M.B. from Kings County, New York writes:
Dear Mister Condo,
I bought a unit in a condo building over a year ago and have been interested in purchasing a parking spot in our private lot. There are 54 units in the building, but only about 20 available spots which have been sold out once the condo was initially filled. There is one handicapped designated spot which is currently owned by one of the developers and he is looking to sell it as he no longer lives in the building. Would I be able to purchase the spot even though I am not handicapped? The board seems to think that no one can own that spot, however it is currently deeded to the developer and there is nothing in the bylaws stating this. I can’t find any NYC law requiring for there to be a handicapped spot in a private lot that has no access to the public.
Mister Condo replies:
M.B., parking is always a challenge in condominiums. Obviously, in your case, the condo developer envisioned condo dwellers without vehicles seeing as there isn’t even one parking space per unit.

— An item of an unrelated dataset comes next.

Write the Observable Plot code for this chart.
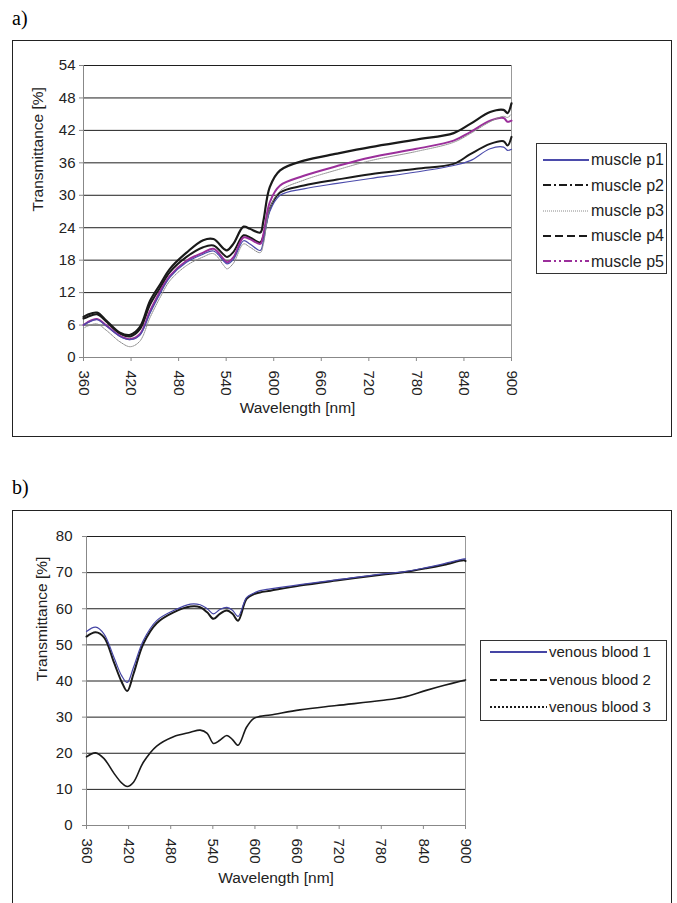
<!DOCTYPE html>
<html><head><meta charset="utf-8">
<script src="https://cdn.jsdelivr.net/npm/d3@7"></script>
<script src="https://cdn.jsdelivr.net/npm/@observablehq/plot@0.6"></script>
<style>
body{margin:0;background:#fff;}
#page{position:relative;width:677px;height:903px;overflow:hidden;font-family:"Liberation Sans",Arial,sans-serif;color:#222;}
.panel-label{position:absolute;font-family:"Liberation Serif","Times New Roman",serif;font-size:20px;line-height:20px;color:#000;}
.box{position:absolute;border:1px solid #222;box-sizing:border-box;}
.chart{position:absolute;}
.legend{position:absolute;border:1px solid #333;box-sizing:border-box;background:#fff;}
.legend .item{position:absolute;white-space:nowrap;}
.legend svg{position:absolute;overflow:visible;}
</style></head>
<body>
<div id="page">
  <div class="panel-label" style="left:12px;top:8px;">a)</div>
  <div class="box" style="left:12px;top:40px;width:660px;height:397px;"></div>
  <div class="panel-label" style="left:12px;top:477px;">b)</div>
  <div class="box" style="left:12px;top:510px;width:660px;height:420px;"></div>
  <div id="chartA" class="chart" style="left:12px;top:40px;"></div>
  <div id="chartB" class="chart" style="left:12px;top:510px;"></div>
  <div id="legendA" class="legend" style="left:536px;top:143px;width:131px;height:131px;"></div>
  <div id="legendB" class="legend" style="left:480px;top:640px;width:187px;height:81px;"></div>
</div>
<script>
// ---------- Panel a data (muscle) ----------
const waveA = [360, 365, 377, 389, 406, 419, 431, 444, 457, 469, 490, 511, 524, 537, 541, 549, 562, 570, 583, 587, 595, 608, 638, 680, 722, 780, 827, 848, 873, 890, 895, 900];
const muscleP1 = [6.0, 6.4, 7.0, 5.8, 3.9, 3.3, 4.1, 8.2, 11.9, 14.8, 17.6, 19.1, 19.7, 17.8, 17.3, 18.1, 21.6, 21.0, 19.8, 21.5, 27.0, 30.0, 31.2, 32.2, 33.1, 34.3, 35.5, 36.4, 38.6, 38.9, 38.3, 38.5];
const muscleP2 = [7.2, 7.5, 8.0, 6.6, 4.4, 3.9, 5.2, 9.8, 13.0, 15.8, 18.6, 20.4, 20.7, 19.0, 18.6, 19.5, 22.6, 22.2, 21.3, 22.5, 27.5, 30.5, 31.8, 32.9, 33.9, 34.9, 35.8, 37.6, 39.5, 40.0, 39.2, 40.8];
const muscleP3 = [5.4, 5.8, 6.2, 5.0, 2.9, 2.0, 3.0, 7.4, 11.2, 14.2, 17.0, 18.6, 19.2, 17.0, 16.4, 17.4, 21.0, 20.4, 19.4, 21.0, 27.5, 30.8, 32.8, 34.7, 36.4, 38.1, 39.8, 41.4, 43.6, 44.6, 44.4, 45.0];
const muscleP4 = [7.5, 7.9, 8.3, 6.8, 4.6, 4.2, 5.6, 10.5, 13.6, 16.4, 19.4, 21.7, 21.9, 20.1, 19.8, 21.0, 24.2, 23.8, 23.1, 25.3, 31.5, 34.6, 36.4, 37.7, 38.9, 40.3, 41.5, 43.2, 45.4, 45.8, 45.2, 47.0];
const muscleP5 = [6.0, 6.5, 7.1, 5.9, 4.0, 3.4, 4.3, 8.6, 12.3, 15.1, 17.9, 19.4, 20.1, 18.2, 17.6, 18.5, 22.2, 21.9, 21.0, 22.8, 28.7, 31.8, 33.6, 35.4, 37.0, 38.6, 40.1, 41.7, 43.8, 44.3, 43.6, 43.8];
const seriesNamesA = ["muscle p1", "muscle p2", "muscle p3", "muscle p4", "muscle p5"];
const yTicksA = [0, 6, 12, 18, 24, 30, 36, 42, 48, 54];

// ---------- Panel b data (venous blood) ----------
const waveB = [360, 373, 385, 399, 410, 418, 427, 441, 460, 484, 508, 522, 532, 541, 550, 560, 568, 576, 588, 598, 607, 622, 664, 716, 780, 811, 844, 870, 898, 900];
const venous1 = [53.7, 54.9, 53.0, 46.6, 41.5, 39.6, 43.8, 51.2, 56.7, 59.5, 61.3, 61.1, 60.0, 58.6, 59.8, 60.4, 59.6, 57.9, 63.1, 64.3, 65.0, 65.5, 66.7, 68.0, 69.6, 70.2, 71.4, 72.5, 73.8, 73.8];
const venous2 = [52.3, 53.5, 52.1, 45.2, 39.8, 37.2, 42.0, 50.3, 56.0, 59.0, 60.6, 60.4, 59.0, 57.2, 58.6, 59.5, 58.6, 56.7, 62.7, 64.0, 64.5, 65.0, 66.4, 67.8, 69.4, 70.1, 71.2, 72.2, 73.4, 73.2];
const venous3 = [19.0, 20.1, 18.5, 14.5, 11.8, 10.8, 12.0, 17.5, 22.0, 24.6, 25.8, 26.4, 25.5, 22.7, 23.6, 24.9, 23.8, 22.2, 27.2, 29.6, 30.2, 30.6, 32.0, 33.2, 34.6, 35.5, 37.4, 38.8, 40.2, 40.3];
const seriesNamesB = ["venous blood 1", "venous blood 2", "venous blood 3"];
const yTicksB = [0, 10, 20, 30, 40, 50, 60, 70, 80];

const xTicks = [360, 420, 480, 540, 600, 660, 720, 780, 840, 900];
const xLabel = "Wavelength [nm]";
const yLabel = "Transmittance [%]";

// styles per series (not data)
const stylesA = {
  "muscle p1": {stroke: "#4b4bab", strokeWidth: 1.2, dash: null},
  "muscle p2": {stroke: "#1a1a1a", strokeWidth: 2, dash: null, legendDash: "8,3,2,3"},
  "muscle p3": {stroke: "#8a8a8a", strokeWidth: 1, dash: "1,1"},
  "muscle p4": {stroke: "#1a1a1a", strokeWidth: 2.2, dash: null, legendDash: "8,4"},
  "muscle p5": {stroke: "#9b2f9b", strokeWidth: 2, dash: null, legendDash: "8,3,2,3,2,3"}
};
const stylesB = {
  "venous blood 1": {stroke: "#4545a5", strokeWidth: 1.2, dash: null},
  "venous blood 2": {stroke: "#1a1a1a", strokeWidth: 2, dash: null, legendDash: "7,3"},
  "venous blood 3": {stroke: "#1a1a1a", strokeWidth: 1.6, dash: null, legendDash: "2,2"}
};

function tidy(wave, arrays, names) {
  const rows = [];
  names.forEach((n, i) => arrays[i].forEach((v, j) => rows.push({series: n, wavelength: wave[j], value: v})));
  return rows;
}
const rowsA = tidy(waveA, [muscleP1, muscleP2, muscleP3, muscleP4, muscleP5], seriesNamesA);
const rowsB = tidy(waveB, [venous1, venous2, venous3], seriesNamesB);

const font = "Liberation Sans, Arial, sans-serif";

function lineMarks(rows, order, styles) {
  return order.map(n => Plot.line(rows.filter(d => d.series === n), {
    x: "wavelength", y: "value", stroke: styles[n].stroke, strokeWidth: styles[n].strokeWidth,
    strokeDasharray: styles[n].dash || undefined, curve: "catmull-rom"
  }));
}

function makeChart(o) {
  return Plot.plot({
    width: 660, height: o.height,
    marginLeft: o.ml, marginRight: o.mr, marginTop: o.mt, marginBottom: o.mb,
    x: {domain: [360, 900]},
    y: {domain: o.yDomain},
    style: {fontFamily: font, fontSize: "15px", color: "#222", background: "transparent"},
    marks: [
      Plot.gridY(o.yTicks.filter(d => d > 0), {stroke: "#1f1f1f", strokeOpacity: 1, strokeWidth: 1}),
      Plot.ruleX([900], {stroke: "#999"}),
      Plot.ruleX([360], {stroke: "#888"}),
      Plot.ruleY([0], {stroke: "#888"}),
      Plot.axisY(o.yTicks, {tickSize: 4, tickPadding: o.yPad, stroke: "#888", fill: "#222", label: null, fontSize: 15}),
      Plot.axisX(xTicks, {tickSize: 4, tickPadding: 9, tickRotate: 90, stroke: "#888", fill: "#222", label: null, fontSize: 15}),
      ...lineMarks(o.rows, o.order, o.styles),
      Plot.text([xLabel], {text: d => d, frameAnchor: "bottom", dy: o.xLabelDy, fontSize: 15.5, fill: "#222", lineAnchor: "middle"}),
      Plot.text([yLabel], {text: d => d, frameAnchor: "left", dx: o.yLabelDx, rotate: -90, fontSize: 15.5, fill: "#222", lineAnchor: "middle"})
    ]
  });
}

document.getElementById("chartA").appendChild(makeChart({
  height: 397, ml: 71, mr: 161, mt: 25, mb: 80, yDomain: [0, 54], yTicks: yTicksA, yPad: 4,
  rows: rowsA, order: ["muscle p4", "muscle p2", "muscle p5", "muscle p1", "muscle p3"], styles: stylesA,
  xLabelDy: 51, yLabelDx: -45
}));
document.getElementById("chartB").appendChild(makeChart({
  height: 390, ml: 74, mr: 207, mt: 26, mb: 75, yDomain: [0, 80], yTicks: yTicksB, yPad: 10,
  rows: rowsB, order: ["venous blood 3", "venous blood 2", "venous blood 1"], styles: stylesB,
  xLabelDy: 53, yLabelDx: -44
}));

function makeLegend(el, names, styles, o) {
  names.forEach((n, i) => {
    const cy = o.y0 + i * o.step;
    const s = styles[n];
    const ns = "http://www.w3.org/2000/svg";
    const svg = document.createElementNS(ns, "svg");
    svg.setAttribute("width", o.x2 - o.x1);
    svg.setAttribute("height", 6);
    svg.style.left = o.x1 + "px";
    svg.style.top = (cy - 3) + "px";
    const ln = document.createElementNS(ns, "line");
    ln.setAttribute("x1", 0); ln.setAttribute("x2", o.x2 - o.x1);
    ln.setAttribute("y1", 3); ln.setAttribute("y2", 3);
    ln.setAttribute("stroke", s.stroke);
    ln.setAttribute("stroke-width", n.endsWith("p3") ? 1 : 2);
    const dash = s.legendDash || s.dash;
    if (dash) ln.setAttribute("stroke-dasharray", dash);
    svg.appendChild(ln);
    el.appendChild(svg);
    const t = document.createElement("div");
    t.className = "item";
    t.textContent = n;
    t.style.left = o.tx + "px";
    t.style.top = (cy - o.fs * 0.6) + "px";
    t.style.fontSize = o.fs + "px";
    t.style.lineHeight = (o.fs * 1.2) + "px";
    el.appendChild(t);
  });
}
makeLegend(document.getElementById("legendA"), seriesNamesA, stylesA, {y0: 16, step: 25.3, x1: 6, x2: 52, tx: 54, fs: 16});
makeLegend(document.getElementById("legendB"), seriesNamesB, stylesB, {y0: 11, step: 27.5, x1: 9, x2: 66, tx: 68, fs: 15});
</script>
</body></html>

Two things would have to happen for you to purchase this space and find it useful. Before that happens, you need to find out if the space is actually owned by the developer or if it is owned by the association with dedicated use of the space being what is actually for sale. If the developer owns it, you should proceed. If the association owns the space, you will need to understand that they have no obligation to convert the space from handicapped to regular parking. Assuming the space is owned by the developer, you would need to purchase it from the developer. Since parking is at such a premium, I imagine that will be an expensive purchase for you. Once you own the space, you should be able to do with it as you see fit, including converting it from handicapped parking to regular parking. I am also unaware of any NYC law requiring handicapped parking on a private lot, especially if the parking is deeded to just one unit. However, my instinct is that the parking lot is owned and maintained by the association, with exclusive use being what is really up for grabs here. If that is the case and the association holds firm to keeping the space as handicapped, you will have a fight on your hands. It all comes down to who owns the space. Look at the deed and get a legal opinion if you need one before purchasing. All the best!